I swear I’m going to start writing about something other than Mindbenders and politics sometime soon.
However, in the meantime…
I worked in print and broadcast journalism for over twenty years. I think journalism is a calling or should be, but I’m an idealist and this is not a world made for idealists.
I’m frustrated by the devolution of media now. It all started with the rot of Fox News, which is simply propaganda that starts with a viewpoint set at the top (if there was liberal bias in the old media, it wasn’t top-down; it was the result of producers who’d traveled the world telling you how things looked from their point of view) but, because the others just aped Fox without yelling as loudly, they’re all consumed in rot now.
WV primary yesterday: Bernie 51%; Hillary 36%–seriously, if the margins were reversed, you don’t think the headlines would scream “Clinton Devastates Sanders”, with calls for him to get out of the race forthwith?
What do we have instead? The NY Times shoves a tiny item into the news capsule at the bottom of the front page saying ‘Sanders Wins in W Virginia’.
Journalism typically loves the underdog. Here’s the underdog of underdogs–the 74-year old Jewish socialist from a tiny state with no big money backers–beating the overwhelming favorite after she’s already pivoted to November and the media has already counted him out. Damn Bernie doesn’t know when he’s supposed to roll over and play dead…
If there’s something sadder than a once-great newspaper passing up a great story, it’s a once-great newspaper insisting on a pre-determined storyline despite the facts. Why don’t we just rename the NY Times ‘Pravda‘ and get it over with?
There’s a much bigger article on that front page about Hillary ‘suggesting she would like to give people the option to buy into Medicare.’ The Times goes on to say: ‘Mr. Sanders calls his single-payer health care plan “Medicare for All.” What Mrs. Clinton proposed was a sort of Medicare for more.’
And there’s the difference between the two Democrats–and it’s a world of difference. Hillary, after much prodding from Bernie, is willing to consider letting some people ’55 or 50 and up’ to voluntarily pay their way into Medicare.
I’m not an economist–I can barely make change most of the time–but I know this doesn’t add up. Remember that, in Obamacare (which was written by the insurance companies, folks), the catch was that everyone from age 26 on had to have insurance so they premiums from the healthy younguns would pay for the older folks with more diseases (because God forbid the insurers might actually have to pay out some money to the people who keep paying them).

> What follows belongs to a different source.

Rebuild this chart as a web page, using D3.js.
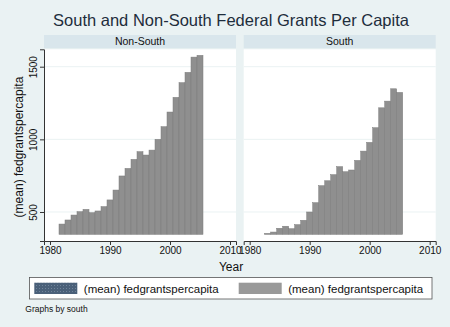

So now, you’re saying you’re going to let a subset of middle-aged people, already seeing the mileage pile up, join the pool–what’s that going to do to costs? It’s certainly not going to make things markedly cheaper, is it? The pool of cheap insured, the ones who would help pay for the older folks, remain in Hillary’s plan in the clutches of private insurers, which brings up their profit margins (they’ll love this plan) while the Republicans moan how expensive Medicare is, we should just jettison it for some grant that won’t pay for anyone!
What are we protecting here? Private health insurance? I understand there are jobs involved but if there’s a more blood-sucking parasitic industry out there, I don’t know what it is.

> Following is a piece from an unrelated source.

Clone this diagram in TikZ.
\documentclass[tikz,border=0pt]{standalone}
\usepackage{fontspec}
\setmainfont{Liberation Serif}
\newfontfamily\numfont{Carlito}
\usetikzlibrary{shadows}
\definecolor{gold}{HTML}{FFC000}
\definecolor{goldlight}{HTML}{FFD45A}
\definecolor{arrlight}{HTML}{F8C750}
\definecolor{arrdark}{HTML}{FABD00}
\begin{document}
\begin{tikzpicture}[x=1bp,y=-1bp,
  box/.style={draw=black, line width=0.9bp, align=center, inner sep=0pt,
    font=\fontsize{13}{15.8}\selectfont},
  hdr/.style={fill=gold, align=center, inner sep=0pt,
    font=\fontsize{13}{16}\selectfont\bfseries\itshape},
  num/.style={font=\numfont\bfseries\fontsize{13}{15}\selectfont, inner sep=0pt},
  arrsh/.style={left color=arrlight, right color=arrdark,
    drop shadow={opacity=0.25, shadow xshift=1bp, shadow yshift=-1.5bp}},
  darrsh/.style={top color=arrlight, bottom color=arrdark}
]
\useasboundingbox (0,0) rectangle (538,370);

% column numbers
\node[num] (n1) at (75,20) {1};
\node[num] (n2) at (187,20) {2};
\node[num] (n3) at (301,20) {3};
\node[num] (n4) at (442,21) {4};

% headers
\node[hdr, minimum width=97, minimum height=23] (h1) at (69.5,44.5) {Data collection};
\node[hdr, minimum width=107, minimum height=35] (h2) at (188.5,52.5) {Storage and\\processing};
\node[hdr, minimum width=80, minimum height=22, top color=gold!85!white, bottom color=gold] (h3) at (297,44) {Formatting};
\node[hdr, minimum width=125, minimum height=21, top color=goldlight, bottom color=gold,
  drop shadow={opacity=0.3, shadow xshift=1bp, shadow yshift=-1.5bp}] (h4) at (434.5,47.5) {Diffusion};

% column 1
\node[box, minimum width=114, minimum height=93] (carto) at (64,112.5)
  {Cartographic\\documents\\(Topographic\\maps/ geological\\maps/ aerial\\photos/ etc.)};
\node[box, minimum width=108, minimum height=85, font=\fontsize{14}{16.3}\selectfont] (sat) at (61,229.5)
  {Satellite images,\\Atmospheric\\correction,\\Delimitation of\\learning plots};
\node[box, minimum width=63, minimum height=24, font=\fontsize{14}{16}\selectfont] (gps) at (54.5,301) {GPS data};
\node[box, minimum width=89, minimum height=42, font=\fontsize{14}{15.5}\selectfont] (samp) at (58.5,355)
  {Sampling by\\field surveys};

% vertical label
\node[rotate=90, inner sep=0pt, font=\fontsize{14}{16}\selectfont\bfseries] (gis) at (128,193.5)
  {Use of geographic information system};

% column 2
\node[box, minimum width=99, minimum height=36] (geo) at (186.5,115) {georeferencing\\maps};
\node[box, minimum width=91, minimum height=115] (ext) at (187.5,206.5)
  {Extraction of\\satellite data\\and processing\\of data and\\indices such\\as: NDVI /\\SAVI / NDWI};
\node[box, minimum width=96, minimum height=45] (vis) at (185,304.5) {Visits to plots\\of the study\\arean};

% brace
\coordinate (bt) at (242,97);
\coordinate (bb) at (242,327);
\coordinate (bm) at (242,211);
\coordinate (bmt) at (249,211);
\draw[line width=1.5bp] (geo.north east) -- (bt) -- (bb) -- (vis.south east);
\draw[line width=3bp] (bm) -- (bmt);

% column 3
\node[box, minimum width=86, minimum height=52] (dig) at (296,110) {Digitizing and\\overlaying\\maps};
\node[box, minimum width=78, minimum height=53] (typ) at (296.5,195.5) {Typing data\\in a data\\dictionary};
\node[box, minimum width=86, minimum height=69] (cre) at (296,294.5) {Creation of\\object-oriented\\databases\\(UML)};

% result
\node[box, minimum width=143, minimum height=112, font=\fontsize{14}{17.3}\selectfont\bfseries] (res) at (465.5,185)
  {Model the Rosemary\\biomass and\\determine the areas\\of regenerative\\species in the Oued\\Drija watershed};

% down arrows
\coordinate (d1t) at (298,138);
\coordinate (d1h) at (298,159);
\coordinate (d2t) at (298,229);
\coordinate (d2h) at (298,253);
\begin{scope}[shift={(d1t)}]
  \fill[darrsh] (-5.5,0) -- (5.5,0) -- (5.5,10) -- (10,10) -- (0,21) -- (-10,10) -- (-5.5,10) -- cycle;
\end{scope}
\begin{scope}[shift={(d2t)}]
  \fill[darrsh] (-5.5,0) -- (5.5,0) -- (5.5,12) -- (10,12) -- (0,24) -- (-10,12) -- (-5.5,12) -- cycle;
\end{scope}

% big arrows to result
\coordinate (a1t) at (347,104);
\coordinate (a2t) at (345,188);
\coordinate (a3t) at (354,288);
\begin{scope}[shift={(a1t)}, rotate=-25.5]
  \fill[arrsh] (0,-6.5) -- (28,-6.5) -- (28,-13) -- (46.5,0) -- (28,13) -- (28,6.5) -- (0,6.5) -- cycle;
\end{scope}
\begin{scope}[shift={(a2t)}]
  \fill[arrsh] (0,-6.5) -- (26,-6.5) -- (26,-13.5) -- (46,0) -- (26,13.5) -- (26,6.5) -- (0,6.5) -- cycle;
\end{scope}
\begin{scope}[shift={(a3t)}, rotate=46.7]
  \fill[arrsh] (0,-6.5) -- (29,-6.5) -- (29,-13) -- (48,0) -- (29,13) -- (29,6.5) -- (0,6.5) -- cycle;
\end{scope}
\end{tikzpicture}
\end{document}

On the other hand (you knew I’d get here, didn’t you?), Bernie’s plan is to put everybody on Medicare immediately. Tax all of us a bit more (and the rich a lot more, basically on par with what they paid under that notorious high-tax monster Ronald Reagan) and eliminate most private insurance, copays, referrals, surprise $10,000 bills from anesthesiologists who don’t take your insurance (and nobody bothered to tell you) and the idea that the elderly should have to liquidate everything they own before their insurance companies should have to pay back on the policies those elderly folks have been paying into their entire lives. Do we really consider the amount of hell we put ourselves through to preserve the profit margins of insurance companies? Did I use the phrase ‘blood-sucking parasitic industry’? Did I use it enough? I think not.
Let them die. Too soon isn’t soon enough.
Bernie’s plan is for everybody. Because everybody would be in it, the costs would be spread among the entire population, the costs of drugs would be negotiable with the federal government like they are with any other national health so they would go way down. More importantly, the principle would be that health care is not about profit. This mania that everything is about profit would be dealt a serious blow.
I want that. I want to see that happen. I don’t know if it can and I don’t know why I’m writing this since all the algorithms tell me conclusively no one will read anything this long.
I finally have a candidate (for the first time since 1976) that I don’t have to hold my nose to vote for. I’m going to continue to contribute and hope for California. I’m going to hope that something shakes the nest of the entrenched and powerful and makes them realize that the anger of the populace is not going away. I may end up voting for Hillary instead of Trump because I’ll have to. But I’m not there yet.
And the difference between Bernie and Hillary feels as real to me today as the difference between Hillary and Trump.